You’re Not the Product — You’re the Prospect

There’s a cynical reading of the no deposit bonus model that frames players as marks being lured into a trap. That reading misunderstands the dynamic. You’re not being deceived; you’re being recruited. The casino is making an investment — a small, calculated one — in the possibility that you’ll become a long-term customer. The bonus is a job interview, not a con. The casino is trying to impress you, and you’re the one who decides whether the relationship continues.

Understanding this dynamic doesn’t diminish the value of no deposit bonuses; it clarifies it. The bonus is genuinely free to claim. The terms are transparent (if you read them). The possible outcomes — a small win, a trial of the casino, or nothing at all — are all manageable. What the business model teaches you is that your value to the casino extends far beyond the bonus itself. They’re investing in your registration because they believe some percentage of players like you will eventually deposit, play regularly, and generate revenue over months or years.

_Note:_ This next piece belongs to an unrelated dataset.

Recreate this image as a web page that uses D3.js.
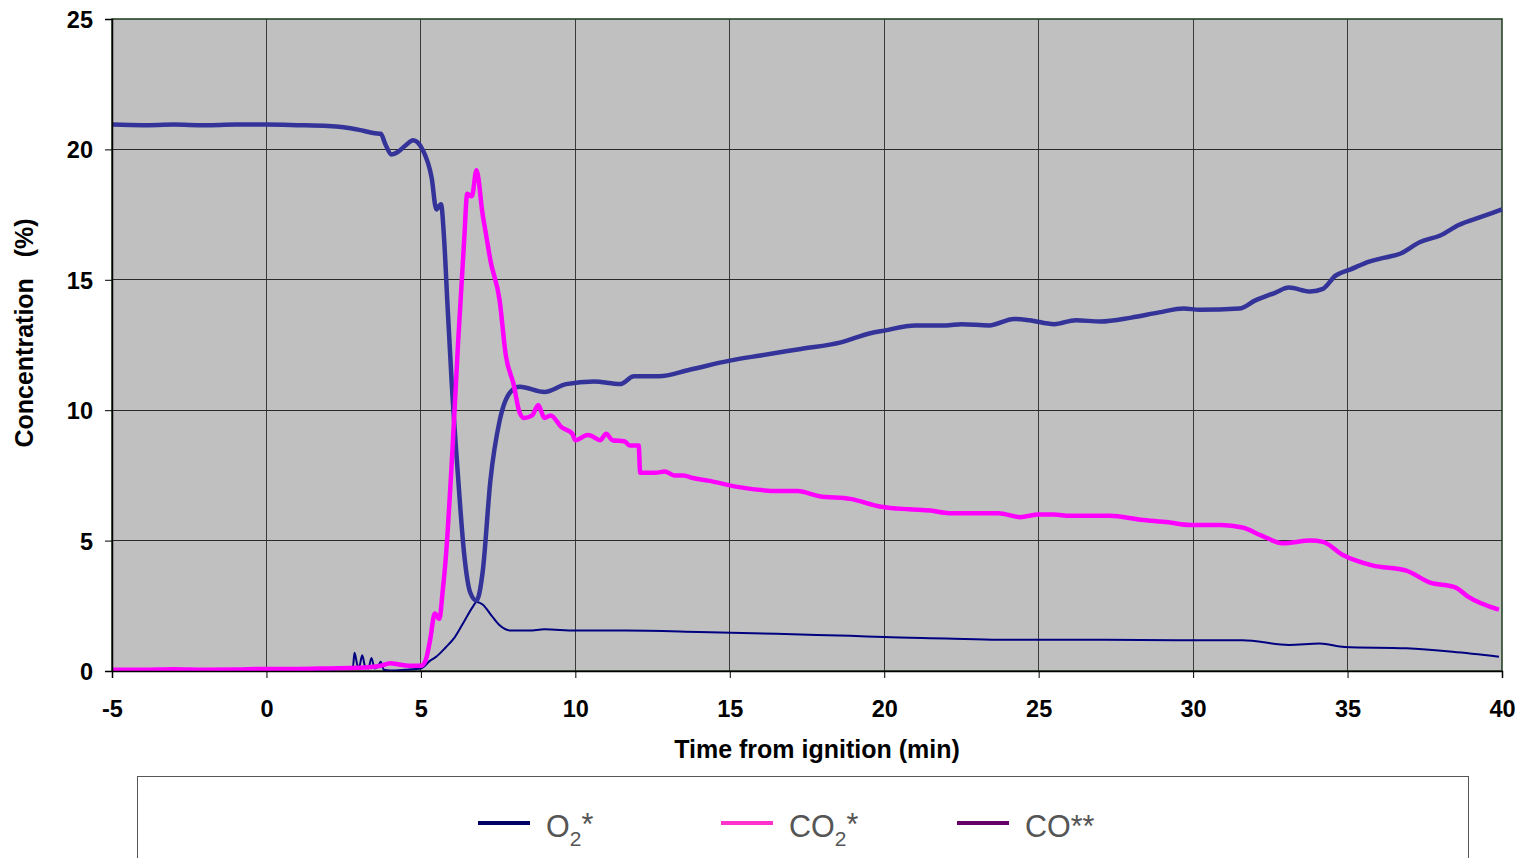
<!DOCTYPE html>
<html><head><meta charset="utf-8">
<script src="https://cdn.jsdelivr.net/npm/d3@7"></script>
<style>body{margin:0;background:#fff;} svg text{font-family:Arial,"Liberation Sans",sans-serif;}</style>
</head><body><svg id="c" width="1523" height="858"></svg>
<script>
const xTicks = [-5,0,5,10,15,20,25,30,35,40];
const yTicks = [0,5,10,15,20,25];
const seriesNames = ["O2*","CO2*","CO**"];

const o2Time = [-5,-4,-3,-2,-1,0,1,2,2.5,3,3.5,3.7,3.85,4.05,4.25,4.5,4.75,5.05,5.35,5.5,5.65,5.75,5.85,6.0,6.2,6.4,6.6,6.8,7.0,7.25,7.55,7.9,8.2,9.0,9.7,10.6,11.45,11.9,12.7,13.7,15,16,17.3,18.6,19.55,20,21,22,22.5,23.4,24.2,24.7,25.5,26.2,27,28,28.9,29.7,30.2,31.5,32,32.65,33.1,33.8,34.2,34.6,35.1,35.7,36.2,36.7,37.35,38,38.6,39.3,40];
const o2Values = [20.95,20.93,20.95,20.93,20.95,20.95,20.93,20.9,20.85,20.75,20.62,20.6,20.2,19.8,19.9,20.15,20.35,20.0,18.9,17.7,17.9,16.6,14.3,11.0,7.5,4.5,3.0,2.7,3.8,7.3,9.6,10.7,10.9,10.7,11.0,11.1,11.0,11.3,11.3,11.55,11.9,12.1,12.35,12.6,12.95,13.05,13.25,13.25,13.3,13.25,13.5,13.45,13.3,13.45,13.4,13.55,13.75,13.9,13.85,13.9,14.2,14.5,14.7,14.55,14.65,15.15,15.4,15.7,15.85,16.0,16.45,16.7,17.1,17.4,17.7];

const co2Time = [-5,-4,-3,-2,-1,0,1,2,3,3.7,4.0,4.3,4.6,4.8,5.0,5.15,5.3,5.45,5.6,5.7,5.8,6.0,6.2,6.4,6.5,6.65,6.8,7.0,7.1,7.25,7.55,7.75,8.0,8.2,8.35,8.6,8.8,9.0,9.2,9.55,9.9,10.0,10.4,10.55,10.8,11.0,11.2,11.6,11.75,12.05,12.1,12.6,12.9,13.2,13.5,13.8,14.3,15.3,16.6,17.2,17.9,18.9,19.9,20.8,21.5,22.1,23.7,24.4,25.0,25.5,26.0,27.3,28.3,29.2,29.9,30.9,31.6,32.2,32.9,33.8,34.2,34.85,35.8,36.9,37.65,38.5,38.9,39.9];
const co2Values = [0.05,0.05,0.07,0.05,0.06,0.08,0.08,0.1,0.12,0.2,0.3,0.25,0.2,0.2,0.2,0.4,1.2,2.2,2.0,3.0,4.25,8.0,12.5,16.5,18.3,18.2,19.2,17.5,16.8,15.75,14.2,12.1,11.0,9.9,9.7,9.8,10.2,9.7,9.8,9.35,9.1,8.85,9.05,9.0,8.85,9.1,8.85,8.8,8.65,8.65,7.6,7.6,7.65,7.5,7.5,7.4,7.3,7.05,6.9,6.9,6.7,6.6,6.3,6.2,6.15,6.05,6.05,5.9,6.0,6.0,5.95,5.95,5.8,5.7,5.6,5.6,5.5,5.2,4.9,5.0,4.95,4.45,4.05,3.85,3.4,3.2,2.85,2.35];

const coTime = [-5,-4,-3,-2,-1,0,1,2,2.6,2.8,2.85,2.95,3.0,3.1,3.2,3.3,3.4,3.5,3.6,3.7,3.8,4.0,4.5,5.0,5.3,5.5,5.8,6.1,6.4,6.7,6.8,7.0,7.3,7.55,7.9,8.5,9.0,10.0,11.6,14.0,17.3,18.9,20.0,22.0,23.7,27.0,29.6,31.6,33.1,34.1,34.9,36.9,38.4,39.9];
const coValues = [0.02,0.03,0.03,0.05,0.03,0.04,0.05,0.06,0.1,0.15,0.7,0.2,0.15,0.6,0.15,0.1,0.5,0.1,0.15,0.35,0.05,0.02,0.05,0.1,0.4,0.55,0.9,1.3,1.9,2.5,2.65,2.55,2.1,1.75,1.55,1.55,1.6,1.55,1.55,1.5,1.4,1.35,1.3,1.25,1.2,1.2,1.18,1.18,1.0,1.05,0.92,0.87,0.74,0.55];

const svg = d3.select("#c");
const L=112,R=1502,T=19,B=671;
const x = d3.scaleLinear().domain([-5,40]).range([L,R]);
const y = d3.scaleLinear().domain([0,25]).range([B,T]);

svg.append("rect").attr("x",L).attr("y",T).attr("width",R-L).attr("height",B-T).attr("fill","#c0c0c0");

svg.append("g").selectAll("line").data(xTicks.slice(1,-1)).join("line")
  .attr("x1",d=>x(d)).attr("x2",d=>x(d)).attr("y1",T).attr("y2",B)
  .attr("stroke","#3a3a3a").attr("stroke-width",1).attr("shape-rendering","crispEdges");
svg.append("g").selectAll("line").data(yTicks.slice(1,-1)).join("line")
  .attr("x1",L).attr("x2",R).attr("y1",d=>y(d)).attr("y2",d=>y(d))
  .attr("stroke","#2a2a2a").attr("stroke-width",1).attr("shape-rendering","crispEdges");

svg.append("rect").attr("x",L).attr("y",T).attr("width",R-L).attr("height",B-T)
  .attr("fill","none").attr("stroke","#1e3a1e").attr("stroke-width",1.5);

const line = d3.line().x(d=>x(d[0])).y(d=>y(d[1])).curve(d3.curveMonotoneX);
const zip=(a,b)=>a.map((t,i)=>[t,b[i]]);
svg.append("clipPath").attr("id","clp").append("rect").attr("x",L).attr("y",T-5).attr("width",R-L+2).attr("height",B-T+5);
const g = svg.append("g").attr("clip-path","url(#clp)");
g.append("path").datum(zip(coTime,coValues)).attr("d",line).attr("fill","none").attr("stroke","#000080").attr("stroke-width",2);
g.append("path").datum(zip(o2Time,o2Values)).attr("d",line).attr("fill","none").attr("stroke","#333399").attr("stroke-width",4.5).attr("stroke-linejoin","round");
g.append("path").datum(zip(co2Time,co2Values)).attr("d",line).attr("fill","none").attr("stroke","#ff00ff").attr("stroke-width",4.5).attr("stroke-linejoin","round");

const fmt = d => String(d);
const xAxis = svg.append("g").attr("transform",`translate(0,${B})`)
  .call(d3.axisBottom(x).tickValues(xTicks).tickSize(7).tickFormat(fmt));
const yAxis = svg.append("g").attr("transform",`translate(${L},0)`)
  .call(d3.axisLeft(y).tickValues(yTicks).tickSize(7).tickPadding(12).tickFormat(fmt));
[xAxis,yAxis].forEach(a=>{
  a.select(".domain").attr("stroke","#000").attr("stroke-width",1.5);
  a.selectAll(".tick line").attr("stroke","#000");
  a.selectAll("text").attr("font-size",23.5).attr("font-weight","bold").attr("fill","#000")
   .style("font-family","Arial, 'Liberation Sans', sans-serif");
});
xAxis.selectAll("text").attr("dy",0).attr("y",46);
yAxis.selectAll("text").attr("dy","0.36em");

svg.append("text").attr("x",817).attr("y",758).attr("text-anchor","middle")
  .attr("font-size",25).attr("font-weight","bold").text("Time from ignition (min)");
svg.append("text").attr("transform","translate(33,333) rotate(-90)").attr("text-anchor","middle")
  .attr("font-size",25).attr("font-weight","bold").style("white-space","pre").text("Concentration   (%)");

svg.append("rect").attr("x",137.5).attr("y",776.5).attr("width",1331).attr("height",100)
  .attr("fill","#fff").attr("stroke","#555").attr("stroke-width",1);
const legColors=["#000066","#ff33cc","#660066"];
const legX=[478,721,957];
seriesNames.forEach((n,i)=>{
  svg.append("line").attr("x1",legX[i]).attr("x2",legX[i]+52).attr("y1",823).attr("y2",823)
    .attr("stroke",legColors[i]).attr("stroke-width",4);
  const t=svg.append("text").attr("x",legX[i]+68).attr("y",837).attr("font-size",30.5).attr("fill","#555");
  if(n.startsWith("O2")||n.startsWith("CO2")){
    const base=n.startsWith("O2")?"O":"CO";
    t.append("tspan").text(base);
    t.append("tspan").attr("font-size",21).attr("dy",9).text("2");
    t.append("tspan").attr("dy",-11).text("*");
  } else t.text(n);
});
</script></body></html>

This knowledge is actually empowering. If you understand that the casino’s goal is conversion, you can use their own incentive structure to your advantage. Claim the bonus. Test the casino. Evaluate the experience with clear eyes — the game quality, the withdrawal speed, the support responsiveness, the ongoing promotional calendar. Then decide, on your terms, whether the casino earned your deposit. The no deposit bonus was designed to start a relationship. Whether that relationship continues is entirely your call, and the casino has already shown you what it has to offer. The best response is an informed one.